Hong Kong police arrested an organiser of an annual candlelit vigil commemorating the Tiananmen crackdown on Friday, the 32nd anniversary of the massacre.
Chow Hang Tung, vice-chairwoman of the Hong Kong Alliance in Support of Patriotic Democratic Movements of China, which organises the vigil that has been banned this year, was taken away on Friday morning.
Police said that a 36-year-old member of the alliance had been arrested, along with a 20-year-old food delivery man, for promoting an unauthorised assembly.
Ironically, Chow was taken away by plainclothes police in a car with a number plate ending in 64, the number that represents the June 4 massacre, according to an AFP video.
Her arrest comes as thousands of police are expected to patrol the city to prevent any unauthorised gatherings on the anniversary of Chinese soldiers opening fire on pro-democracy protesters in Tiananmen Square. Hundreds, possibly thousands, of people died in the heart of Beijing. The toll has never been revealed.
While the events of 1989 are taboo in mainland China, the annual June 4 vigil in Hong Kong's Victoria Park has traditionally drawn tens of thousands of people.
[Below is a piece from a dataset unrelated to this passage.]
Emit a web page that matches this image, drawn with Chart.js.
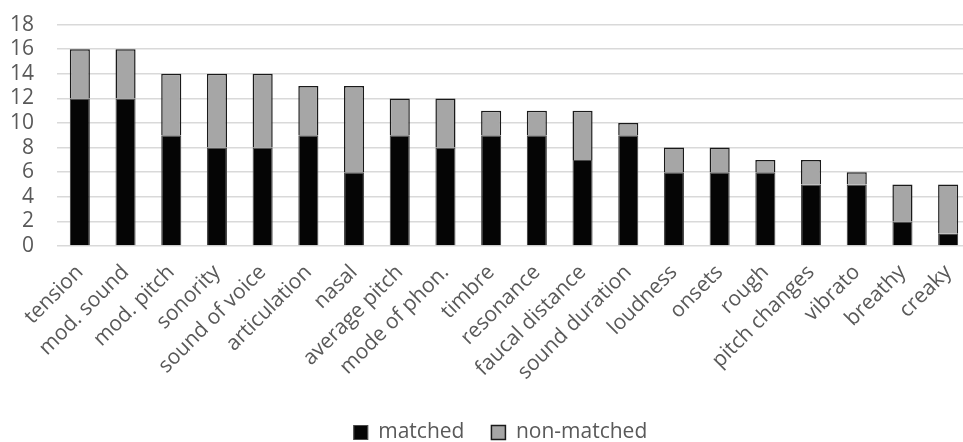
<!DOCTYPE html>
<html>
<head>
<meta charset="utf-8">
<script src="https://cdn.jsdelivr.net/npm/chart.js@4"></script>
<style>
  html, body { margin: 0; padding: 0; background: #fff; overflow: hidden; width: 963px; height: 442px; }
  #wrap { width: 972px; height: 453px; position: relative; margin-top: -11px; }
</style>
</head>
<body>
<div id="wrap"><canvas id="c"></canvas></div>
<script>
const categories = ["tension", "mod. sound", "mod. pitch", "sonority", "sound of voice", "articulation", "nasal", "average pitch", "mode of phon.", "timbre", "resonance", "faucal distance", "sound duration", "loudness", "onsets", "rough", "pitch changes", "vibrato", "breathy", "creaky"];
const matched =    [12, 12, 9, 8, 8, 9, 6, 9, 8, 9, 9, 7, 9, 6, 6, 6, 5, 5, 2, 1];
const nonMatched = [4, 4, 5, 6, 6, 4, 7, 3, 4, 2, 2, 4, 1, 2, 2, 1, 2, 1, 3, 4];
const yTicks = [0, 2, 4, 6, 8, 10, 12, 14, 16, 18];

const FONT = "'Open Sans', 'Noto Sans', sans-serif";
const TXT = '#595959';

const legendShift = {
  id: 'legendShift',
  afterLayout(chart) {
    const l = chart.legend;
    if (l) { l.left += 15; l.right += 15; }
  }
};

new Chart(document.getElementById('c'), {
  type: 'bar',
  data: {
    labels: categories,
    datasets: [
      { label: 'matched', data: matched, backgroundColor: '#050505', borderColor: '#4a4a4a', borderWidth: 1.2 },
      { label: 'non-matched', data: nonMatched, backgroundColor: '#a6a6a6', borderColor: '#1a1a1a', borderWidth: 1.5 }
    ]
  },
  plugins: [legendShift],
  options: {
    responsive: true,
    maintainAspectRatio: false,
    animation: false,
    datasets: { bar: { barPercentage: 0.44, categoryPercentage: 1.0 } },
    layout: { padding: { top: 0, right: 1, left: 0, bottom: -11 } },
    plugins: {
      tooltip: { enabled: false },
      legend: {
        position: 'bottom',
        labels: { font: { family: FONT, size: 21 }, color: TXT, boxWidth: 14, boxHeight: 14, padding: 27 }
      }
    },
    scales: {
      x: {
        stacked: true,
        grid: { display: false },
        border: { display: false },
        ticks: { font: { family: FONT, size: 21 }, color: TXT, maxRotation: 45, minRotation: 45, autoSkip: false, padding: 6 },
        afterFit: (s) => { s.height = 149; }
      },
      y: {
        stacked: true,
        min: 0, max: 18,
        afterBuildTicks: (s) => { s.ticks = yTicks.map(v => ({ value: v })); },
        grid: { color: '#d9d9d9', lineWidth: 1.5, drawTicks: false },
        border: { display: false },
        ticks: { font: { family: FONT, size: 21 }, color: TXT, padding: 23, autoSkip: false },
        afterFit: (s) => { s.width = 57; }
      }
    }
  }
});
</script>
</body>
</html>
But police refused permission for the vigil this year and last year, citing Covid-related restrictions.
Other attempts to publicly mark the 32nd anniversary in Hong Kong have also been shut down, with many Hongkongers seeing their freedoms being further squeezed amid an ongoing crackdown on dissent.
Authorities have said people face up to five years in prison if they participate in the Victoria Park evening vigil, and one year for publicising it.
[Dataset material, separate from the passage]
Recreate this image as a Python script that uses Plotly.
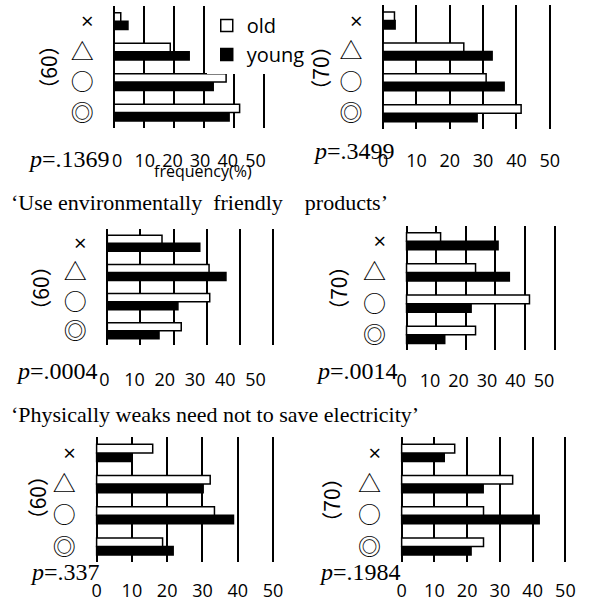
import plotly.graph_objects as go

# ---------------- data ----------------
categories = ["◎", "○", "△", "×"]          # bottom -> top
category_text = ["◎", "○", "△", '<span style="font-family:Open Sans;font-size:22px">×</span>']
series_names = ["old", "young"]
age_groups = ["（60）", "（70）", "（60）", "（70）", "（60）", "（70）"]
p_values = [".1369", ".3499", ".0004", ".0014", ".337", ".1984"]
tick_values = [0, 10, 20, 30, 40, 50]
tick_labels = ["0", "10", "20", "30", "40", "50"]
titles = ["‘Use environmentally\u00a0\u00a0friendly\u00a0\u00a0\u00a0\u00a0products’",
          "‘Physically weaks need not to save electricity’"]
x_title = "frequency(%)"

old_1 = [41.8, 37.3, 18.7, 2.2]
young_1 = [38.3, 33.0, 25.0, 4.6]
old_2 = [41.4, 30.9, 24.2, 3.4]
young_2 = [28.2, 36.3, 32.7, 3.6]
old_3 = [22.3, 30.9, 30.7, 16.5]
young_3 = [15.6, 21.3, 35.8, 27.9]
old_4 = [23.3, 41.5, 23.3, 11.5]
young_4 = [12.9, 21.8, 34.7, 30.9]
old_5 = [18.7, 33.4, 32.2, 15.9]
young_5 = [21.7, 38.8, 30.2, 10.1]
old_6 = [25.0, 25.0, 33.9, 16.2]
young_6 = [21.2, 42.0, 24.9, 13.0]

old_series = [old_1, old_2, old_3, old_4, old_5, old_6]
young_series = [young_1, young_2, young_3, young_4, young_5, young_6]

# ---------------- layout geometry (pixels) ----------------
W, H = 590, 608
# x at value 0, x at value 50, plot top, plot bottom
panel_geom = [
    (112, 266, 5, 127),
    (388, 559, 4, 128),
    (105, 275, 228, 345),
    (412, 564, 225, 350),
    (94, 275, 437, 562),
    (407, 575, 437, 562),
]
# tick-label row: x of "0", x of "50", centre y
label_geom = [
    (115, 257, 159),
    (388, 559, 159),
    (102, 257, 379),
    (407, 553, 380),
    (94, 275, 590),
    (407, 575, 590),
]
# p-value text: right edge x, centre y
p_geom = [(110, 158), (402, 150), (97, 371), (405, 371), (100, 572), (408, 572)]
# age label: centre x, centre y
age_geom = [(44, 66), (323, 67), (35, 288), (341, 288), (33, 498), (335, 500)]
title_geom = [(4, 202), (4, 414)]

SANS = "Open Sans"
SERIF = "Liberation Serif"
CJK = "Noto Sans CJK JP"


def fx(p):
    return p / W


def fy(p):
    return 1 - p / H


fig = go.Figure()
layout = {}
annotations = []

for i in range(6):
    n = i + 1
    xs = "" if n == 1 else str(n)
    x0, x50, top, bottom = panel_geom[i]
    ppu = (x50 - x0) / 50.0
    d0 = x0 - 0.5 * ppu
    d1 = x50 + 0.5 * ppu

    fig.add_trace(go.Bar(
        y=categories, x=young_series[i], orientation="h", name=series_names[1],
        marker=dict(color="black", line=dict(color="black", width=1.5)),
        xaxis="x" + xs, yaxis="y" + xs, showlegend=(n == 1), legendrank=2,
        legendgroup="young",
    ))
    fig.add_trace(go.Bar(
        y=categories, x=old_series[i], orientation="h", name=series_names[0],
        marker=dict(color="white", line=dict(color="black", width=1.5)),
        xaxis="x" + xs, yaxis="y" + xs, showlegend=(n == 1), legendrank=1,
        legendgroup="old",
    ))
    # empty trace that ties the tick-label axis into this panel
    lx = "x" + str(n + 6)
    fig.add_trace(go.Scatter(
        x=[], y=[], mode="markers", xaxis=lx, yaxis="y" + xs,
        showlegend=False, hoverinfo="skip",
    ))

    layout["xaxis" + xs] = dict(
        domain=[fx(d0), fx(d1)], range=[-0.5, 50.5], autorange=False,
        anchor="y" + xs, tickvals=tick_values[1:], showticklabels=False, ticks="",
        showgrid=True, gridcolor="black", gridwidth=2,
        zeroline=True, zerolinecolor="black", zerolinewidth=2,
        showline=False, fixedrange=True,
    )
    layout["yaxis" + xs] = dict(
        domain=[fy(bottom), fy(top)], anchor="x" + xs, type="category",
        categoryorder="array", categoryarray=categories,
        tickvals=categories, ticktext=category_text,
        range=[-0.5, 3.5], autorange=False,
        tickfont=dict(family=CJK, size=23, color="black"), ticks="",
        ticklabelstandoff=18,
        showgrid=False, zeroline=False, showline=False, fixedrange=True,
    )

    # tick-label row (separate axis so the labels sit where the reference has them)
    l0, l50, ly = label_geom[i]
    layout["xaxis" + str(n + 6)] = dict(
        domain=[fx(l0), fx(l50)], range=[0, 50], autorange=False,
        anchor="free", position=fy(ly - 12),
        tickvals=tick_values, ticktext=tick_labels, ticks="",
        tickfont=dict(family=SANS, size=18, color="black"),
        showgrid=False, zeroline=False, showline=False, fixedrange=True,
    )

    px_, py_ = p_geom[i]
    annotations.append(dict(
        text="<i>p</i>=" + p_values[i], x=fx(px_), y=fy(py_), xref="paper", yref="paper",
        xanchor="right", yanchor="middle", showarrow=False,
        font=dict(family=SERIF, size=24, color="black"),
    ))
    ax_, ay_ = age_geom[i]
    annotations.append(dict(
        text=age_groups[i], x=fx(ax_), y=fy(ay_), xref="paper", yref="paper",
        xanchor="center", yanchor="middle", textangle=-90, showarrow=False,
        font=dict(family=CJK, size=21, color="black"),
    ))

for t, (tx, ty) in zip(titles, title_geom):
    annotations.append(dict(
        text=t, x=fx(tx), y=fy(ty), xref="paper", yref="paper",
        xanchor="left", yanchor="middle", showarrow=False,
        font=dict(family=SERIF, size=22, color="black"),
    ))

annotations.append(dict(
    text=x_title, x=fx(203), y=fy(170), xref="paper", yref="paper",
    xanchor="center", yanchor="middle", showarrow=False,
    font=dict(family=SANS, size=16, color="black"),
))

fig.update_layout(
    width=W, height=H, margin=dict(l=0, r=0, t=0, b=0),
    paper_bgcolor="white", plot_bgcolor="rgba(0,0,0,0)",
    barmode="group", bargap=0.45, bargroupgap=0,
    showlegend=True,
    legend=dict(x=fx(207), y=fy(5), xanchor="left", yanchor="top",
                bgcolor="white", font=dict(family=SANS, size=20, color="black"),
                tracegroupgap=0, borderwidth=0),
    annotations=annotations,
    **layout,
)

fig.write_html("out.html", config={"displayModeBar": False},
               post_script="document.body.style.margin='0px';")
"She only wanted to go to Victoria Park, light a candle and commemorate," Chiu Yan Loy, executive member of the Alliance, told Reuters, adding he believed the arrest was meant to strike fear into those planning to attend the vigil.
Some 3,000 police officers will be on standby around the park, and thousands more are expected to be on the lookout elsewhere in the city for unauthorised gatherings.
Tens of thousands of people defied last year’s ban, and gathered peacefully in the city’s Victoria Park.
Police later charged more than 20 prominent pro-democracy activists, including Chow, for participating or inciting others to take part.